COLLECTED MATERIAL.

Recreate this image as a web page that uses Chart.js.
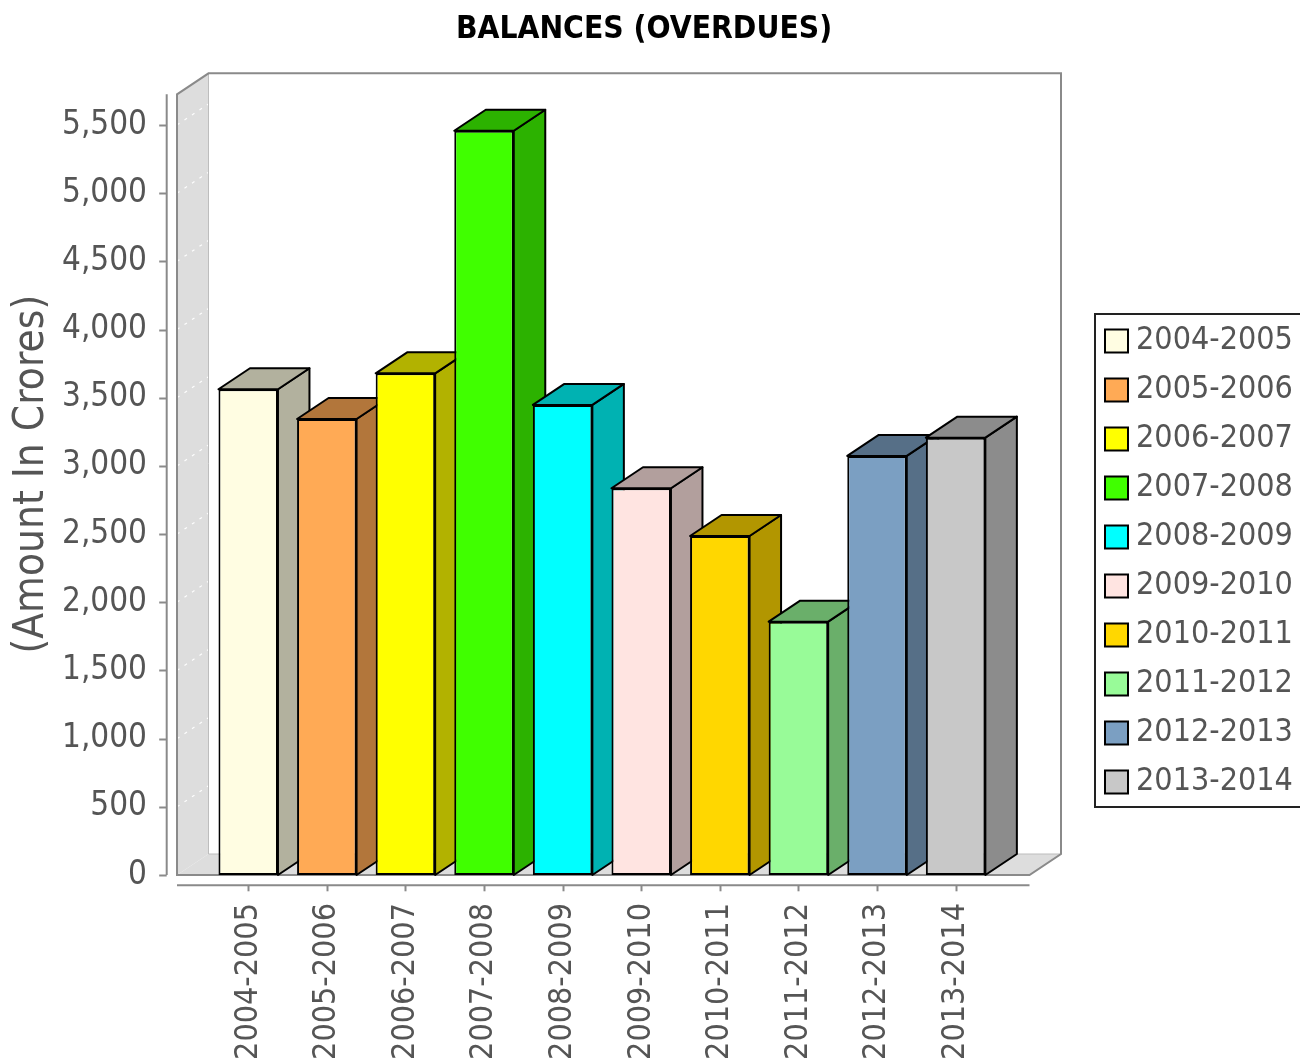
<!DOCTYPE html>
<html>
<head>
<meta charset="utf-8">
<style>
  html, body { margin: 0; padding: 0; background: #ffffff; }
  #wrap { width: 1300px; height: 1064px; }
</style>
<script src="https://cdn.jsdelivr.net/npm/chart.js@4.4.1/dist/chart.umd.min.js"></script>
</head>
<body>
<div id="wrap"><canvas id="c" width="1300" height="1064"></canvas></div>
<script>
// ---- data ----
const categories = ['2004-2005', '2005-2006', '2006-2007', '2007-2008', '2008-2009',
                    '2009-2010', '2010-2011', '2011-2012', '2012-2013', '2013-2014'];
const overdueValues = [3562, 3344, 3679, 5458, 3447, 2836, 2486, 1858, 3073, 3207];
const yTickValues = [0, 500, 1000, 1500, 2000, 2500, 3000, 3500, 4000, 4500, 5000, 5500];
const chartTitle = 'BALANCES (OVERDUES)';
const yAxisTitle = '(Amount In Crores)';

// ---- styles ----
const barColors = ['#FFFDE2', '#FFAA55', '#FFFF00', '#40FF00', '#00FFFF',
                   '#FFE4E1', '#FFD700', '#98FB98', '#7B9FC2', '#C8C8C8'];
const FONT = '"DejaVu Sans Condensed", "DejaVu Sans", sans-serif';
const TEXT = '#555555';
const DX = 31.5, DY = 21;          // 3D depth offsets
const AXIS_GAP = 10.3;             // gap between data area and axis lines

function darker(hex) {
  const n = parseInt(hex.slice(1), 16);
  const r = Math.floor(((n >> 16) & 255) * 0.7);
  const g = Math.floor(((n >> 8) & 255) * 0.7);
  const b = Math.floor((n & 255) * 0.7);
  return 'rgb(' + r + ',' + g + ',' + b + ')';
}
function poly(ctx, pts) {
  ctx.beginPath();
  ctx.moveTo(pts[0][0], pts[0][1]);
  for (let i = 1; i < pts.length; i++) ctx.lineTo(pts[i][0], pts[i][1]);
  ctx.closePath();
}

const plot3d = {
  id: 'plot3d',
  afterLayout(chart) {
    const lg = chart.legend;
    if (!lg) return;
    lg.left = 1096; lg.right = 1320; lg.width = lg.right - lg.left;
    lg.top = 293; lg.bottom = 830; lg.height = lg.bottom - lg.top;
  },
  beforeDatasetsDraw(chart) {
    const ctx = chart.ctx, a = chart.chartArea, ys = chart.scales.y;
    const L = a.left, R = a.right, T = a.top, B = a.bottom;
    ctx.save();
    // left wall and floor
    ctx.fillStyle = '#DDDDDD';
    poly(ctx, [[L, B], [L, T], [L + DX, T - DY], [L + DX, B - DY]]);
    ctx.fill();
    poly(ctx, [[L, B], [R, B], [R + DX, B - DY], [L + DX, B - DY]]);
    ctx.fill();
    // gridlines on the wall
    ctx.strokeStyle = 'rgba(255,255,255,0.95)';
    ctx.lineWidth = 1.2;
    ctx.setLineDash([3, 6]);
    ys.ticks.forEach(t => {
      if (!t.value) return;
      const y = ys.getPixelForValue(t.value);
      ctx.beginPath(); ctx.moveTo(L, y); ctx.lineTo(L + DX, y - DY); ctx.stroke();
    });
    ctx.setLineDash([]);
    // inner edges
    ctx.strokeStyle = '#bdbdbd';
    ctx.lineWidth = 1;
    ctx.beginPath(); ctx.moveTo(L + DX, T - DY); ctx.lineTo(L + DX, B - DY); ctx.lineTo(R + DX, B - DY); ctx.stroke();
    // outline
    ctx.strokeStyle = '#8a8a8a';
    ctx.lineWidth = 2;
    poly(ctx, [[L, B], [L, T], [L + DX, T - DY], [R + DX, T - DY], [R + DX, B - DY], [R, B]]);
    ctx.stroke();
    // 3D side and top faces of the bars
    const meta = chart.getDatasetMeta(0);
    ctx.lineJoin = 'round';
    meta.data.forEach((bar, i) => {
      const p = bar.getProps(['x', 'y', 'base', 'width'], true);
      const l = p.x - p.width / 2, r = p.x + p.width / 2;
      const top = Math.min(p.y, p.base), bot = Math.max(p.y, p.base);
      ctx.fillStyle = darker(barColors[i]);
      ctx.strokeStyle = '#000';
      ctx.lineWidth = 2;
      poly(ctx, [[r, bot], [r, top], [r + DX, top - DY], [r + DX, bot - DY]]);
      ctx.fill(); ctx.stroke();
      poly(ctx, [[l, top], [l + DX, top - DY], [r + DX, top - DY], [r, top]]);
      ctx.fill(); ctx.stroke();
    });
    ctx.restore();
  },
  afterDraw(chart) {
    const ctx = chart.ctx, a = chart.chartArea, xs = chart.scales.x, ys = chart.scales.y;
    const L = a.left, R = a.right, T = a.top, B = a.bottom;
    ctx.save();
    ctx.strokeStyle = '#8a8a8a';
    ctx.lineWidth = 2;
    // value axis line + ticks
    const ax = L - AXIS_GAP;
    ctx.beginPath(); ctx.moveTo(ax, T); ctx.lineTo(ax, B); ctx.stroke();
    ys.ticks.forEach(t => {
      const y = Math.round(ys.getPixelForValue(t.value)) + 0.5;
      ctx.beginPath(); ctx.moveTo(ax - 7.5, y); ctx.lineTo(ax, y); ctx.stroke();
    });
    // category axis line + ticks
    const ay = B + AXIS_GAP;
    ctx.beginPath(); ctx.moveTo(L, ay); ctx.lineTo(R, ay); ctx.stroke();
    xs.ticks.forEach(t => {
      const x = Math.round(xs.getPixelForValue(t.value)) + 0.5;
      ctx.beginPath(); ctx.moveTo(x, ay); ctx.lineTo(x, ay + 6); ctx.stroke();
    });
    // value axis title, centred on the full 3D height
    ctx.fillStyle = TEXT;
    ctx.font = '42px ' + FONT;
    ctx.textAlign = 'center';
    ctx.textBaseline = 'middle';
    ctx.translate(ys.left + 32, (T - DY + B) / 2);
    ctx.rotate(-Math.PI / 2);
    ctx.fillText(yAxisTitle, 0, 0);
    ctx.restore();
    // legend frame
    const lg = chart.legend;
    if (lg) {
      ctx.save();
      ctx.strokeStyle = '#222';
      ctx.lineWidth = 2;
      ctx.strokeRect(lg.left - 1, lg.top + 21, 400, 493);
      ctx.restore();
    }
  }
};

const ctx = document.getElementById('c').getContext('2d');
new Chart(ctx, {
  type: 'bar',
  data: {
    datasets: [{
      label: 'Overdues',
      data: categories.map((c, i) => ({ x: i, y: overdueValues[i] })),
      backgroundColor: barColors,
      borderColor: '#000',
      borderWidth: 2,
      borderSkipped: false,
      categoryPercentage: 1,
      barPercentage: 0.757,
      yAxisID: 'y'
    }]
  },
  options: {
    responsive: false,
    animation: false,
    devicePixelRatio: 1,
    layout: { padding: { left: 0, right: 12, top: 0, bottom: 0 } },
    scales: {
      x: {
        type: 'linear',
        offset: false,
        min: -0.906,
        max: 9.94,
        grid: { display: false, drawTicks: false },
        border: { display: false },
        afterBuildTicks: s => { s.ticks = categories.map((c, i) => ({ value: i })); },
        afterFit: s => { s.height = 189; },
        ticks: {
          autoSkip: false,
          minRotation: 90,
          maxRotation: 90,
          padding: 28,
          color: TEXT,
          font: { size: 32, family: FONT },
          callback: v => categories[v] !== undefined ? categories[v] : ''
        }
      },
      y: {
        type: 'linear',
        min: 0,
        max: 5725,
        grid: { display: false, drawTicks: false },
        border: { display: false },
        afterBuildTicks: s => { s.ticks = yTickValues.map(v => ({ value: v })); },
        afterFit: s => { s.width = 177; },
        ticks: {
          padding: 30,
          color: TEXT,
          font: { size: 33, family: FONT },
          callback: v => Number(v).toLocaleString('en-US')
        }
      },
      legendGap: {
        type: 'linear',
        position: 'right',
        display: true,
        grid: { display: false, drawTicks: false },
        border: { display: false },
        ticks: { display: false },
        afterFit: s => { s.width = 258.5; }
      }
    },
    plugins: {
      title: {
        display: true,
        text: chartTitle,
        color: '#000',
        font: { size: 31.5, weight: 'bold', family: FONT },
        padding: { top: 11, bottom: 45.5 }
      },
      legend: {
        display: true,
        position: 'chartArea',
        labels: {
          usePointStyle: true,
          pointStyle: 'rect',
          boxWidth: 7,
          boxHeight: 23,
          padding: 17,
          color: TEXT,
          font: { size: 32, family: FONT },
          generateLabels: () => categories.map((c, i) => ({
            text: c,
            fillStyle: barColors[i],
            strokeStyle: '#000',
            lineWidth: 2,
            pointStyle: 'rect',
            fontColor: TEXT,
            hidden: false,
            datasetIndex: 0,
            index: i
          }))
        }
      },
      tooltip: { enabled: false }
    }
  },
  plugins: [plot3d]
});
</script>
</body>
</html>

SHORT PROBLEM. Every line from the top of the material above through the line with "const yAxisTitle = '(Amount In Crores)';" should be duplicated exactly, please; leave out the pictures.

ANSWER TO THIS TASK.
Recreate this image as a web page that uses Chart.js.
<!DOCTYPE html>
<html>
<head>
<meta charset="utf-8">
<style>
  html, body { margin: 0; padding: 0; background: #ffffff; }
  #wrap { width: 1300px; height: 1064px; }
</style>
<script src="https://cdn.jsdelivr.net/npm/chart.js@4.4.1/dist/chart.umd.min.js"></script>
</head>
<body>
<div id="wrap"><canvas id="c" width="1300" height="1064"></canvas></div>
<script>
// ---- data ----
const categories = ['2004-2005', '2005-2006', '2006-2007', '2007-2008', '2008-2009',
                    '2009-2010', '2010-2011', '2011-2012', '2012-2013', '2013-2014'];
const overdueValues = [3562, 3344, 3679, 5458, 3447, 2836, 2486, 1858, 3073, 3207];
const yTickValues = [0, 500, 1000, 1500, 2000, 2500, 3000, 3500, 4000, 4500, 5000, 5500];
const chartTitle = 'BALANCES (OVERDUES)';
const yAxisTitle = '(Amount In Crores)';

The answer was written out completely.